Dua sungai saja, Sungai Kayan di Kalimantan Utara itu bisa kira-kira 13.000 megawatt. Sungai Mamberamo itu bisa 24.000 megawatt, baru dua sungai.

Kenapa kita enggak segera masuk ke sana? Karena investasinya gede, besar. Oleh sebab itu, apa? Ya gandeng investor, PLN gandeng, gandeng.

Karena sekali lagi, nanti energi yang green ini harus diberi ruang tersendiri, wilayahnya dibedakan, grade-nya dibedakan, transmisinya dibedakan.

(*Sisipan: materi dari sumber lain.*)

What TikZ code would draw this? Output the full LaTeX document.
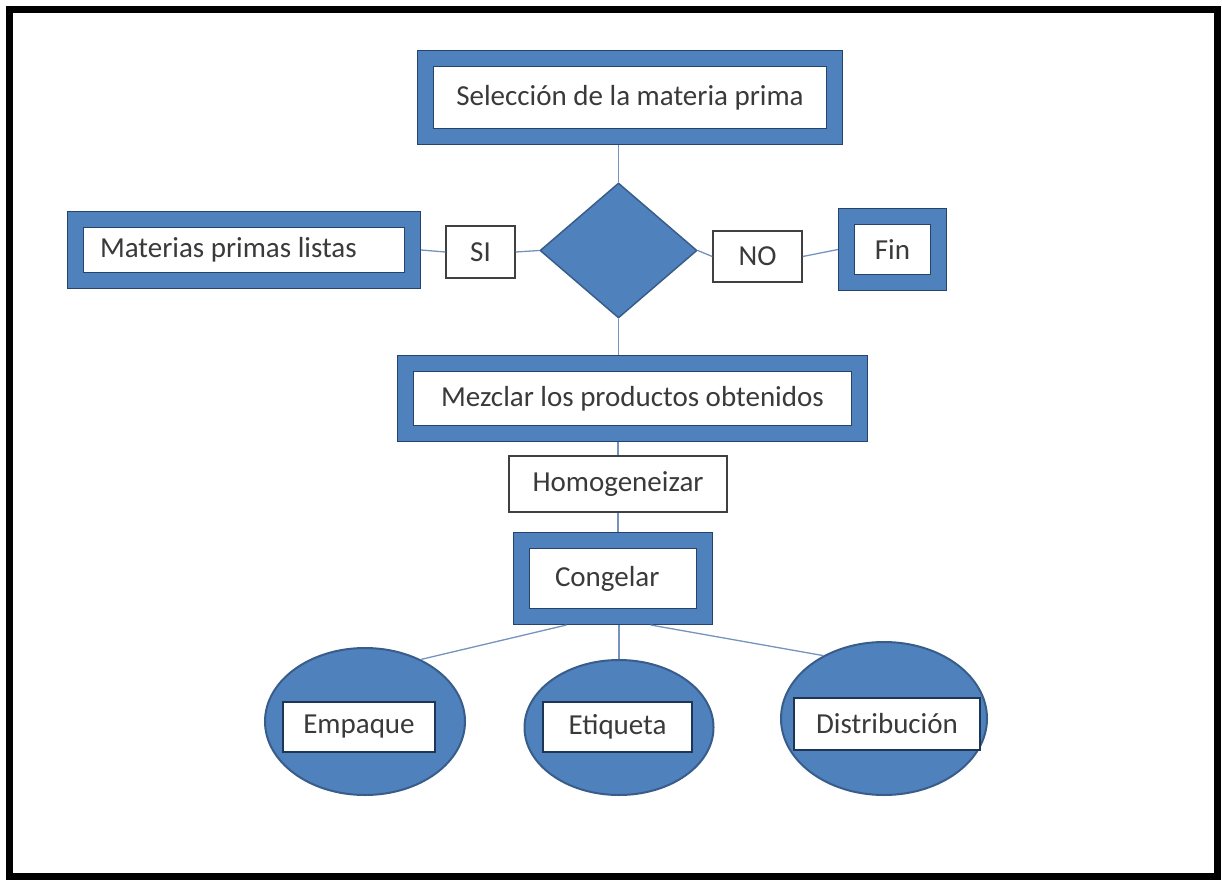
\documentclass[tikz,border=0pt]{standalone}
\usepackage{fontspec}
\setmainfont{Carlito}
\usepackage{tikz}
\usetikzlibrary{shapes.geometric}

\definecolor{boxblue}{HTML}{4F81BD}
\definecolor{edgeblue}{HTML}{385D8A}
\definecolor{bandline}{HTML}{26436B}
\definecolor{textgray}{HTML}{3A3A3A}
\definecolor{connblue}{HTML}{7593BE}

\begin{document}
\begin{tikzpicture}[x=1pt, y=-1pt,
    every node/.style={font=\fontsize{29}{34}\selectfont, text=textgray},
    procbox/.style={rectangle, draw=bandline, line width=1pt, double=boxblue,
      double distance=15pt, fill=white, inner sep=0pt, outer sep=8.5pt},
    labelbox/.style={rectangle, draw=black!75, line width=1.5pt, fill=white, inner sep=0pt},
    tagbox/.style={rectangle, draw=bandline!80!black, line width=2pt, fill=white, inner sep=0pt},
    blob/.style={ellipse, draw=edgeblue, line width=2pt, fill=boxblue, inner sep=0pt},
    conn/.style={draw=connblue, line width=1.3pt}]

    \useasboundingbox (0,0) rectangle (1222,880);
    \draw[line width=7pt] (9.5,9.5) rectangle (1217.5,876.5);

    % top of the chart
    \node[procbox, minimum width=409pt, minimum height=78pt] (sel) at (630,97.5) {Selección de la materia prima};
    \node[diamond, draw=edgeblue, line width=1.5pt, fill=boxblue, inner sep=0pt,
      minimum width=157pt, minimum height=135pt] (dia) at (618.5,250.5) {};
    \node[labelbox, minimum width=69pt, minimum height=52pt] (si) at (480.5,252) {SI};
    \node[labelbox, minimum width=89pt, minimum height=51pt] (no) at (757.5,256.5) {NO};
    \node[procbox, inner xsep=24.5pt, text width=288pt, align=flush left, minimum height=61pt] (mat) at (244,250) {Materias primas listas};
    \node[procbox, minimum width=92pt, minimum height=66pt] (fin) at (892.5,249.5) {Fin};

    % middle
    \node[procbox, minimum width=454pt, minimum height=70pt] (mez) at (632.5,398.5) {Mezclar los productos obtenidos};
    \node[labelbox, minimum width=218pt, minimum height=56pt] (hom) at (618,484) {Homogeneizar};
    \node[procbox, inner xsep=33.5pt, text width=116pt, align=flush left, minimum height=76pt] (con) at (613,578.5) {Congelar};

    % bottom ellipses
    \node[blob, minimum width=200pt, minimum height=147pt] (emp) at (365,721.5) {};
    \node[blob, minimum width=189pt, minimum height=135pt] (eti) at (619,727.5) {};
    \node[blob, minimum width=206pt, minimum height=153pt] (dis) at (884,718.5) {};
    \node[tagbox, minimum width=152pt, minimum height=50pt] (emp-t) at (359,727) {Empaque};
    \node[tagbox, minimum width=149pt, minimum height=50pt] (eti-t) at (617.5,727) {Etiqueta};
    \node[tagbox, minimum width=186pt, minimum height=52pt] (dis-t) at (887,724) {Distribución};

    \path[conn]
    (dia.north |- sel.south) edge (dia.north)
    (mat.east) edge (si.west)
    (si.east) edge (dia.west)
    (dia.east) edge (no.west)
    (no.east) edge (fin.west)
    (dia.south) edge (dia.south |- mez.north)
    (hom.north |- mez.south) edge (hom.north)
    (hom.south) edge (hom.south |- con.north)
    (con.225) edge (emp.48)
    (eti.north |- con.south) edge (eti.north)
    (con.-51) edge (dis.134);
\end{tikzpicture}
\end{document}
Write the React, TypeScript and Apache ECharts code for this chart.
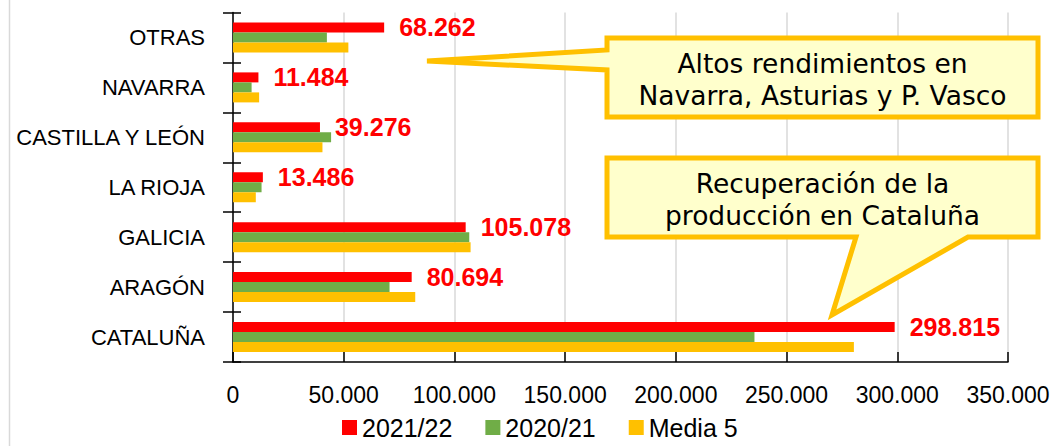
import React, { useEffect, useRef } from "react";
import * as echarts from "echarts";

const categories = ["CATALUÑA", "ARAGÓN", "GALICIA", "LA RIOJA", "CASTILLA Y LEÓN", "NAVARRA", "OTRAS"];
const s2122 = [298815, 80694, 105078, 13486, 39276, 11484, 68262];
const s2021 = [235500, 70700, 106700, 12900, 44300, 8400, 42400];
const media5 = [280400, 82300, 107300, 10300, 40400, 11800, 52100];
const xTicks = { min: 0, max: 350000, interval: 50000 };
const callout1 = "Altos rendimientos en\nNavarra, Asturias y P. Vasco";
const callout2 = "Recuperación de la\nproducción en Cataluña";

const fmt = (v: number) => String(Math.round(v)).replace(/\B(?=(\d{3})+(?!\d))/g, ".");

export default function App() {
  const ref = useRef<HTMLDivElement>(null);
  useEffect(() => {
    const chart = echarts.init(ref.current!, null, { renderer: "svg" });
    const font = "'Liberation Sans', Arial, sans-serif";
    const calloutFont = "'DejaVu Sans', sans-serif";
    chart.setOption({
      animation: false,
      textStyle: { fontFamily: font },
      grid: { left: 233, right: 48, top: 12.5, bottom: 84, containLabel: false },
      legend: {
        data: ["2021/22", "2020/21", "Media 5"],
        left: 342,
        top: 415,
        itemWidth: 15,
        itemHeight: 15,
        itemGap: 33,
        icon: "rect",
        padding: 0,
        textStyle: { fontFamily: font, fontSize: 25, color: "#000" },
      },
      xAxis: {
        type: "value",
        min: xTicks.min,
        max: xTicks.max,
        interval: xTicks.interval,
        axisLine: { show: true, lineStyle: { color: "#000", width: 1.5 } },
        axisTick: { show: true, inside: true, length: 10, lineStyle: { color: "#000", width: 1.5 } },
        axisLabel: { margin: 21, fontSize: 23, color: "#000", formatter: (v: number) => fmt(v) },
        splitLine: { show: true, lineStyle: { color: "#D9D9D9", width: 1.5 } },
      },
      yAxis: [
        {
          type: "category",
          data: categories,
          axisLine: { show: true, lineStyle: { color: "#000", width: 1.5 } },
          axisTick: { show: true, inside: false, length: 10, lineStyle: { color: "#000", width: 1.5 } },
          axisLabel: { margin: 28, fontSize: 22, color: "#000" },
          splitLine: { show: false },
        },
        {
          type: "category",
          data: categories,
          position: "left",
          axisLine: { show: false },
          axisTick: { show: true, inside: true, length: 8, lineStyle: { color: "#000", width: 1.5 } },
          axisLabel: { show: false },
          splitLine: { show: false },
        },
      ],
      series: [
        {
          name: "2021/22",
          type: "bar",
          data: s2122,
          barWidth: 10,
          barGap: "0%",
          itemStyle: { color: "#FF0000" },
          label: {
            show: true,
            position: "right",
            distance: 15,
            color: "#FF0000",
            fontWeight: "bold",
            fontSize: 25,
            fontFamily: font,
            formatter: (p: any) => fmt(p.value),
          },
        },
        {
          name: "2020/21",
          type: "bar",
          data: s2021,
          barWidth: 10,
          barGap: "0%",
          itemStyle: { color: "#70AD47" },
        },
        {
          name: "Media 5",
          type: "bar",
          data: media5,
          barWidth: 10,
          barGap: "0%",
          itemStyle: { color: "#FFC000" },
        },
      ],
      graphic: [
        {
          type: "line",
          shape: { x1: 9.5, y1: 0, x2: 9.5, y2: 446 },
          style: { stroke: "#D9D9D9", lineWidth: 1.5 },
          silent: true,
        },
        {
          type: "polygon",
          shape: {
            points: [
              [607, 38], [1038, 38], [1038, 117], [607, 117], [607, 70], [427, 61], [607, 50],
            ],
          },
          style: { fill: "#FFFFCC", stroke: "#FFC000", lineWidth: 5, lineJoin: "miter" },
          z: 100,
        },
        {
          type: "text",
          x: 822.5,
          y: 79,
          z: 101,
          style: {
            text: callout1,
            fontFamily: calloutFont,
            fontSize: 26.5,
            lineHeight: 32,
            fill: "#000",
            align: "center",
            verticalAlign: "middle",
          },
        },
        {
          type: "polygon",
          shape: {
            points: [
              [607, 158], [1038, 158], [1038, 237], [968, 237], [832, 315], [856, 237], [607, 237],
            ],
          },
          style: { fill: "#FFFFCC", stroke: "#FFC000", lineWidth: 5, lineJoin: "miter" },
          z: 100,
        },
        {
          type: "text",
          x: 822.5,
          y: 199,
          z: 101,
          style: {
            text: callout2,
            fontFamily: calloutFont,
            fontSize: 26.5,
            lineHeight: 32,
            fill: "#000",
            align: "center",
            verticalAlign: "middle",
          },
        },
      ],
    });
    return () => chart.dispose();
  }, []);
  return (
    <div
      ref={ref}
      style={{ position: "fixed", left: 0, top: 0, width: 1056, height: 446, background: "#fff" }}
    />
  );
}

Karena akan kita alirkan ke kawasan industri yang produknya nanti produk hijau, yang mempunyai value, mempunyai harga lebih tinggi dari produk yang biasa.

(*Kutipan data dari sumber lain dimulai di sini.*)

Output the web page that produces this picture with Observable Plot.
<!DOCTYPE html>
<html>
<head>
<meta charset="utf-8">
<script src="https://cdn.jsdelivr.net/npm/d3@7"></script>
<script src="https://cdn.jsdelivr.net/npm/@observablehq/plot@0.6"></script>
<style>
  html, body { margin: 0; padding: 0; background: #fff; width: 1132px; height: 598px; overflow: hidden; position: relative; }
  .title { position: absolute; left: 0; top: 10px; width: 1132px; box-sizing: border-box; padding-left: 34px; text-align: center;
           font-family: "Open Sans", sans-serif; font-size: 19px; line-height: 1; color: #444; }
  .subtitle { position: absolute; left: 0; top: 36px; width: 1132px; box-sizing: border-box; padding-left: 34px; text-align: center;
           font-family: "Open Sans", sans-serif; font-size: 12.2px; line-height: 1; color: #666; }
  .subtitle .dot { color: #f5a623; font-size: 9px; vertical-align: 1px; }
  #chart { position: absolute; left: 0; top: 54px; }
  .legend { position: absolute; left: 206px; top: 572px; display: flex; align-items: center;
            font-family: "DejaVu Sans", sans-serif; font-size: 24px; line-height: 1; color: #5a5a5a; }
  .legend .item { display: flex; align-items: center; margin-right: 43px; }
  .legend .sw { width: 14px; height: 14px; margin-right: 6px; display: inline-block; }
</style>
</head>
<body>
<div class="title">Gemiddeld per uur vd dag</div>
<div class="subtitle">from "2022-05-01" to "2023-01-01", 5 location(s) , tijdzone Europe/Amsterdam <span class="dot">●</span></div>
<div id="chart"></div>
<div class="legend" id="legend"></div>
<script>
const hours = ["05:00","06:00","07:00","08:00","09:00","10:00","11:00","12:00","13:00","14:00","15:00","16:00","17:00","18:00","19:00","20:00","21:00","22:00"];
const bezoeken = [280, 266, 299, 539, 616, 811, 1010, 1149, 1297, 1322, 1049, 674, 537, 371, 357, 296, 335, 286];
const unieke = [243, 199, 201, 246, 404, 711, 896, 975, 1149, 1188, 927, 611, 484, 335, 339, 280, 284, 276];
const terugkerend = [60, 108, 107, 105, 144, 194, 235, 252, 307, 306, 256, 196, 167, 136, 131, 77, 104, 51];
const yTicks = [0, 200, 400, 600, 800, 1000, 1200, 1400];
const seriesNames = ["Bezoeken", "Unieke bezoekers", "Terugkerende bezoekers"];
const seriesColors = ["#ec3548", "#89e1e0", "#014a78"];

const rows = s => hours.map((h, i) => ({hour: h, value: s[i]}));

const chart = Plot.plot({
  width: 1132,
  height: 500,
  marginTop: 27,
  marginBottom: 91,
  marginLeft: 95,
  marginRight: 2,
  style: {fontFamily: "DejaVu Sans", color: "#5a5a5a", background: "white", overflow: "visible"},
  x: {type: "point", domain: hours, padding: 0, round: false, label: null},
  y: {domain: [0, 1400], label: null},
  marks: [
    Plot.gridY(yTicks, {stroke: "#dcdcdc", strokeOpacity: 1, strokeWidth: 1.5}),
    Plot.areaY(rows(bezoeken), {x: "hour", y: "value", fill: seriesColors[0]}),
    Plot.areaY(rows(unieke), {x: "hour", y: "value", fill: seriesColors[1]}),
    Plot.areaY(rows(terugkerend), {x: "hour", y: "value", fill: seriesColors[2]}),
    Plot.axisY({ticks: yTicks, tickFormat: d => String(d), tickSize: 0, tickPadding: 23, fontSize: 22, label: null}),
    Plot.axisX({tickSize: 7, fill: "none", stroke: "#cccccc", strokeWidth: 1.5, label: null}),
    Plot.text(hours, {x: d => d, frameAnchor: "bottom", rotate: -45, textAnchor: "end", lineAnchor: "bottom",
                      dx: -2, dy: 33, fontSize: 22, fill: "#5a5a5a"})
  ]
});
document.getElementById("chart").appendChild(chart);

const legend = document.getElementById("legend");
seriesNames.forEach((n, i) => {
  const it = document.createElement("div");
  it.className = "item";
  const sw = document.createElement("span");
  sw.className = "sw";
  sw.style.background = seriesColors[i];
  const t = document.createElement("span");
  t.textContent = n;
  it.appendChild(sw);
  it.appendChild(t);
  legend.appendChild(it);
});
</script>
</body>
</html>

Sama-sama produknya, tapi ini dari energi hijau, ini dari batu bara. Ini harganya gini. Ruang-ruang seperti itu harus dibuka lebar-lebar, Pak Dirut.

Buka lebar-lebar, jangan sampai dipersulit PPA-nya, tapi memang harus dihitung. Sudah kita kelebihan berapa, ini harus tambah berapa untuk selesai tahun berapa, kan semuanya punya hitungan.

Sehingga sekali lagi perizinan PPA, perizinan awal PPA itu semuanya segera di-reform agar semuanya cepat, agar negara-negara lain melihat kita ini memang sudah berubah.

Saya kemarin dua kali, berbeda menteri di Dubai dan Abu Dhabi, Menteri Uni Emirat Arab, kemudian di rumahnya Crown Prince MBZ juga berbicara.

Apa yang mereka sampaikan kepada saya yang saya senang banget? “Presiden Jokowi, saya melihat Indonesia sekarang sudah berubah baru.”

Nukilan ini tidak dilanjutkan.